Now we can understand Revelation 7!

After these things I looked, and behold, a great multitude which no one could number, of all nations, tribes, peoples, and tongues, standing before the throne and before the Lamb, clothed with white robes, with palm branches in their hands, and crying out with a loud voice, saying, “Salvation belongs to our God who sits on the throne, and to the Lamb!”

It is gathered around God’s throne in worship, in union with the Lamb of God, that we have communion with God. It is united around one Lord, one faith, and one baptism that we are all united with one another in Christ.

But some others are there with us! Who are these?

Verse 11 of Revelation 7: “All the angels stood around the throne and the elders and the four living creatures, and fell on their faces before the throne and worshiped God.”

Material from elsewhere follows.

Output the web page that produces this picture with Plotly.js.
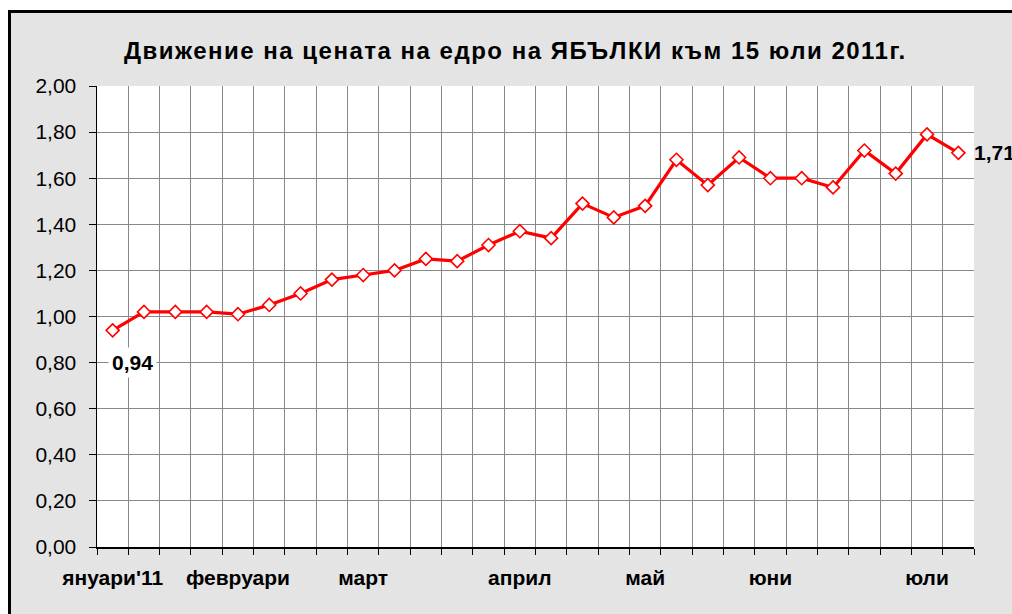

Does this ring a heavenly bell? In the Anglican Communion service we hear “Therefore with angels and archangels and all the company of heaven . . . .” And the writer of Hebrews tells us that as the Church in communion with Christ, we are in the presence of angels: “But you have come to Mount Zion and to the city of the living God, the heavenly Jerusalem, to an innumerable company of angels, to the general assembly and church of the firstborn who are registered in heaven, to God the Judge of all, to the spirits of just men made perfect.”

One more person is there, in Revelation 7:15: “Therefore they are before the throne of God, and serve Him day and night in His temple. And He who sits on the throne will dwell among them.”

Who are these saints, with whom we are in communion?

They are all the saints gathered here this morning around God’s throne.

They are all members of Good Shepherd Reformed Episcopal Church where I worship.

They all of our brothers and sisters in the Reformed Episcopal Church here in the U.S., in Canada, in Cuba, in Croatia, in Germany, and even in Nepal.

They are all of the Anglicans in the Anglican Church in North America.

They are all baptized, faithful Christians in the world today, from all churches.

They are all of the saints in the past who have gone to the Lord before us, which is the Church Triumphant.

They are even all of the saints who will ever be, for God is outside of time!

We all have beloved saints who have gone before us. They, too, are a part of the one Body of Jesus Christ, and so they share with us the communion of saints.

Have not some of you felt a mystical bond with them? This bond, this wondrous union, is only possible through our communion first with Jesus Christ, and through Him with the Holy Trinity.

So let us celebrate together the Feast of All Saints together, in the presence of the Lamb of God, in fellowship with angels, archangels, and our loved ones who have gone before us.

What else is left, but to prepare our hearts to receive Jesus Christ as we eat with Him at the Marriage Feast of the Lamb!